Draft a short statement that explains what your archive protects, how it should feel, and which outcomes it must enable. Keep it visible during sorting. When doubts arise, compare choices to this compass and choose alignment over fear, urgency, or novelty, preserving calm clarity with every saved or discarded file.
First pass removes the obviously irrelevant and broken. Second pass reconciles duplicates and merges near copies with quick comparisons. Third pass evaluates lasting value against your criteria. Space these sessions a few days apart, honoring decision fatigue, and tracking insights that simplify all future organizing choices.
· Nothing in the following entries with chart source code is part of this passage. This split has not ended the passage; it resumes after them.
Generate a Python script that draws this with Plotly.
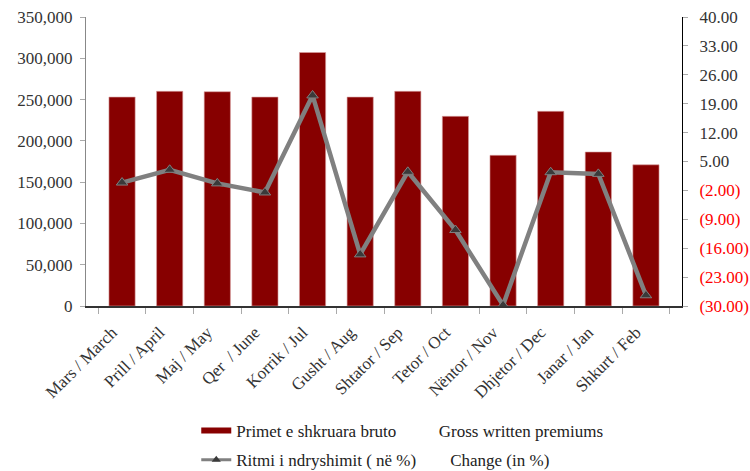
import plotly.graph_objects as go

# --- DATA ---
months = ["Mars / March", "Prill / April", "Maj / May", "Qer  / June", "Korrik / Jul",
          "Gusht / Aug", "Shtator / Sep", "Tetor / Oct", "Nëntor / Nov",
          "Dhjetor / Dec", "Janar / Jan", "Shkurt / Feb"]
premiums = [253000, 260000, 259500, 253000, 307000, 253000,
            260000, 229700, 182500, 235800, 186500, 171000]
change_pct = [-0.1, 3.0, -0.3, -2.5, 21.0, -17.5,
              2.5, -11.6, -29.8, 2.4, 2.0, -27.4]

left_ticks = [0, 50000, 100000, 150000, 200000, 250000, 300000, 350000]
right_ticks = [40, 33, 26, 19, 12, 5, -2, -9, -16, -23, -30]


def fmt_right(v):
    if v < 0:
        return "<span style='color:#ff0000'>(%.2f)</span>" % abs(v)
    return "%.2f" % v


NB = "\u00a0"
FONT = "Liberation Serif, Times New Roman, Times, serif"

fig = go.Figure()

fig.add_trace(go.Bar(
    x=months, y=premiums, showlegend=False,
    marker=dict(color="#870000", line=dict(color="#d9a0a0", width=0.6)),
    width=0.55
))

fig.add_trace(go.Scatter(
    x=months, y=change_pct, yaxis="y2", showlegend=False,
    mode="lines+markers",
    line=dict(color="#808080", width=4.5),
    marker=dict(symbol="triangle-up", size=10, color="#3a3a3a",
                line=dict(color="#808080", width=1))
))

# legend entries (wide swatches like the original)
fig.add_trace(go.Scatter(
    x=[None], y=[None], mode="lines",
    name="Primet e shkruara bruto" + NB * 10 + "Gross written premiums",
    line=dict(color="#870000", width=6), legendgroup="a"
))
fig.add_trace(go.Scatter(
    x=[None], y=[None], mode="lines+markers", yaxis="y2",
    name="Ritmi i ndryshimit ( në %)" + NB * 8 + "Change (in %)",
    line=dict(color="#808080", width=3),
    marker=dict(symbol="triangle-up", size=8, color="#3a3a3a"),
    legendgroup="b"
))

fig.update_layout(
    width=750, height=471,
    margin=dict(l=86, r=68, t=17, b=165),
    paper_bgcolor="white", plot_bgcolor="white",
    font=dict(family=FONT, size=17, color="#333333"),
    showlegend=True,
    legend=dict(
        orientation="v", x=0.185, xanchor="left",
        yref="container", y=0.123, yanchor="top",
        font=dict(family=FONT, size=17, color="#222222"),
        traceorder="grouped", tracegroupgap=4,
        bgcolor="rgba(0,0,0,0)"
    ),
    xaxis=dict(
        type="category", tickangle=-45, showgrid=False, automargin=False,
        showline=True, linecolor="#333333", linewidth=1.5,
        ticks="outside", tickson="boundaries", ticklen=6, tickcolor="#aaaaaa",
        ticklabelstandoff=8, ticklabelshift=-10,
        tickfont=dict(family=FONT, size=17, color="#333333")
    ),
    yaxis=dict(
        range=[0, 350000], tickvals=left_ticks, automargin=False,
        ticktext=["{:,}".format(v) for v in left_ticks],
        showgrid=False, zeroline=False,
        showline=True, linecolor="#888888", linewidth=1,
        ticks="outside", ticklen=5, tickcolor="#aaaaaa",
        ticklabelstandoff=4,
        tickfont=dict(family=FONT, size=17, color="#333333")
    ),
    yaxis2=dict(
        overlaying="y", side="right", range=[-30, 40], automargin=False,
        tickvals=right_ticks, ticktext=[fmt_right(v) for v in right_ticks],
        showgrid=False, zeroline=False,
        showline=True, linecolor="#000000", linewidth=1,
        ticks="outside", ticklen=5, tickcolor="#aaaaaa",
        ticklabelstandoff=8,
        tickfont=dict(family=FONT, size=17, color="#333333")
    )
)

fig.write_html("out.html", config={"displayModeBar": False},
               post_script="document.body.style.margin='0';")
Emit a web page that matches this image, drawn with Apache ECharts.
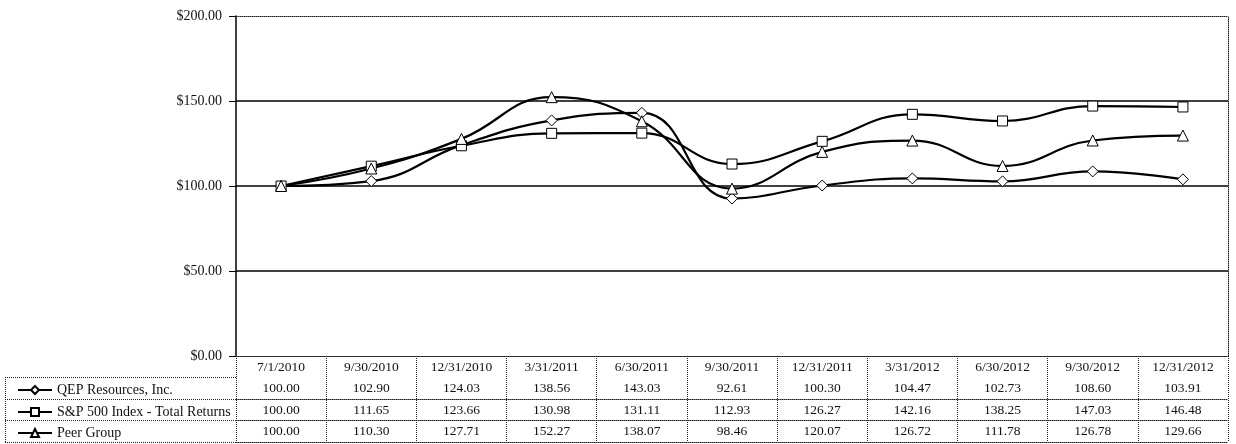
<!DOCTYPE html>
<html lang="en">
<head>
    <meta charset="UTF-8">
    <title>Total Return Comparison</title>
    <script type="text/javascript" src="https://cdn.jsdelivr.net/npm/echarts@6/dist/echarts.min.js"></script>
    <style>
        html, body { margin: 0; padding: 0; background: #fff; }
        #chart { width: 1236px; height: 444px; }
    </style>
</head>
<body>
<div id="chart"></div>
<script>
    // data
    var dates = ['7/1/2010', '9/30/2010', '12/31/2010', '3/31/2011', '6/30/2011', '9/30/2011',
        '12/31/2011', '3/31/2012', '6/30/2012', '9/30/2012', '12/31/2012'];
    var qep = [100.00, 102.90, 124.03, 138.56, 143.03, 92.61, 100.30, 104.47, 102.73, 108.60, 103.91];
    var sp500 = [100.00, 111.65, 123.66, 130.98, 131.11, 112.93, 126.27, 142.16, 138.25, 147.03, 146.48];
    var peer = [100.00, 110.30, 127.71, 152.27, 138.07, 98.46, 120.07, 126.72, 111.78, 126.78, 129.66];
    var seriesNames = ['QEP Resources, Inc.', 'S&P 500 Index - Total Returns', 'Peer Group'];
    var yTicks = [0, 50, 100, 150, 200];

    var FONT = 'Liberation Serif';
    var dotted = {color: '#222', width: 1, type: [1, 1]};

    var chart = echarts.init(document.getElementById('chart'));

    function fmt(v) {
        return v.toFixed(2);
    }

    // one category axis per table row, stacked below the plot
    function rowAxis(values, offset) {
        return {
            type: 'category',
            gridIndex: 0,
            position: 'bottom',
            offset: offset,
            data: values ? values.map(fmt) : dates,
            axisLine: {show: true, lineStyle: dotted},
            axisTick: {show: false},
            axisLabel: {
                show: !!values, interval: 0, margin: 4,
                color: '#111', fontFamily: FONT, fontSize: 13.5
            }
        };
    }

    var rowTop = [356, 377, 399, 420, 442];
    var leftCol = [];
    for (var i = 1; i < rowTop.length; i++) {
        leftCol.push({
            type: 'line', silent: true,
            shape: {x1: 5, y1: rowTop[i] + 0.5, x2: 236, y2: rowTop[i] + 0.5},
            style: {stroke: '#222', lineWidth: 1, lineDash: [1, 1]}
        });
    }
    leftCol.push({
        type: 'line', silent: true,
        shape: {x1: 5.5, y1: 377, x2: 5.5, y2: 442},
        style: {stroke: '#222', lineWidth: 1, lineDash: [1, 1]}
    });

    // one legend per row of the table
    var legends = seriesNames.map(function (name, k) {
        return {
            orient: 'horizontal',
            left: 12,
            top: rowTop[k + 1] + 1,
            itemWidth: 34,
            itemHeight: 10,
            selectedMode: false,
            data: [name],
            textStyle: {color: '#111', fontFamily: FONT, fontSize: 14}
        };
    });

    var symbols = ['diamond', 'rect', 'triangle'];
    var allData = [qep, sp500, peer];

    var option = {
        animation: false,
        backgroundColor: '#fff',
        grid: {left: 236, right: 8, top: 16, bottom: 88, containLabel: false},
        legend: legends,
        xAxis: [
            {
                type: 'category',
                gridIndex: 0,
                position: 'bottom',
                data: dates,
                boundaryGap: true,
                axisLine: {show: true, lineStyle: dotted},
                axisTick: {show: true, interval: 0, alignWithLabel: false, length: 86, lineStyle: dotted},
                axisLabel: {interval: 0, margin: 4, color: '#111', fontFamily: FONT, fontSize: 13.5}
            },
            rowAxis(qep, 21),
            rowAxis(sp500, 43),
            rowAxis(peer, 64),
            rowAxis(null, 86),
            {
                type: 'category',
                gridIndex: 0,
                position: 'top',
                data: dates,
                axisLine: {show: true, lineStyle: dotted},
                axisTick: {show: false},
                axisLabel: {show: false}
            }
        ],
        yAxis: [
            {
                type: 'value',
                min: yTicks[0],
                max: yTicks[yTicks.length - 1],
                interval: 50,
                axisLine: {show: true, lineStyle: {color: '#000', width: 1.5}},
                axisTick: {show: true, length: 7, lineStyle: {color: '#000'}},
                axisLabel: {
                    margin: 14, color: '#111', fontFamily: FONT, fontSize: 14,
                    formatter: function (v) { return '$' + v.toFixed(2); }
                },
                splitLine: {
                    show: true,
                    lineStyle: {color: ['rgba(0,0,0,0)', '#000', '#000', '#000', 'rgba(0,0,0,0)'], width: 1.5}
                }
            },
            {
                type: 'value',
                position: 'right',
                min: 0, max: 200, interval: 50,
                axisLine: {show: true, lineStyle: dotted},
                axisTick: {show: false},
                axisLabel: {show: false},
                splitLine: {show: false}
            }
        ],
        graphic: leftCol,
        series: seriesNames.map(function (name, k) {
            return {
                name: name,
                type: 'line',
                xAxisIndex: 0,
                yAxisIndex: 0,
                data: allData[k],
                smooth: 0.45,
                symbol: symbols[k],
                symbolSize: k === 1 ? 10 : 11,
                color: '#000',
                lineStyle: {color: '#000', width: 2.2},
                itemStyle: {color: '#fff', borderColor: '#000', borderWidth: 1},
                z: 3
            };
        })
    };

    chart.setOption(option);
</script>
</body>
</html>
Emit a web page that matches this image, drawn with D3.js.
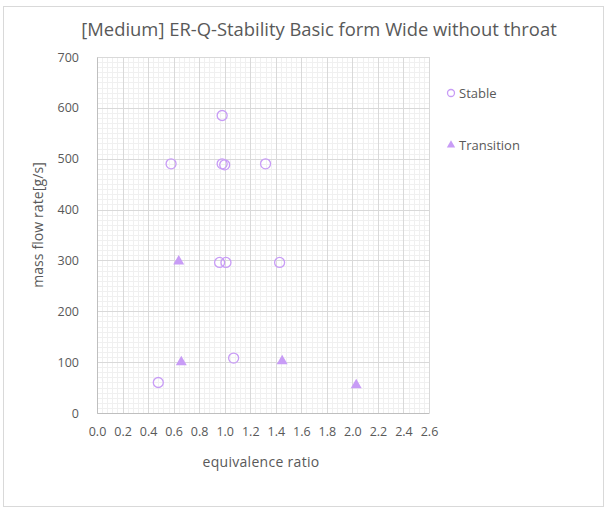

Instead of erasing immediately, move questionable items into a dated holding folder that empties after a defined period unless rescued. Announce the practice to collaborators. The safety net builds courage, reduces arguments, and generates measurable momentum, because visible progress encourages consistent, collective stewardship of shared spaces.
Large photos, screen recordings, and design exports grow silently. Replace heavy originals with smaller copies after noting where the source lives. Store transcripts for videos and alt text for images, preserving searchability and context. You keep the story, while costs and clutter fall dramatically and sustainably.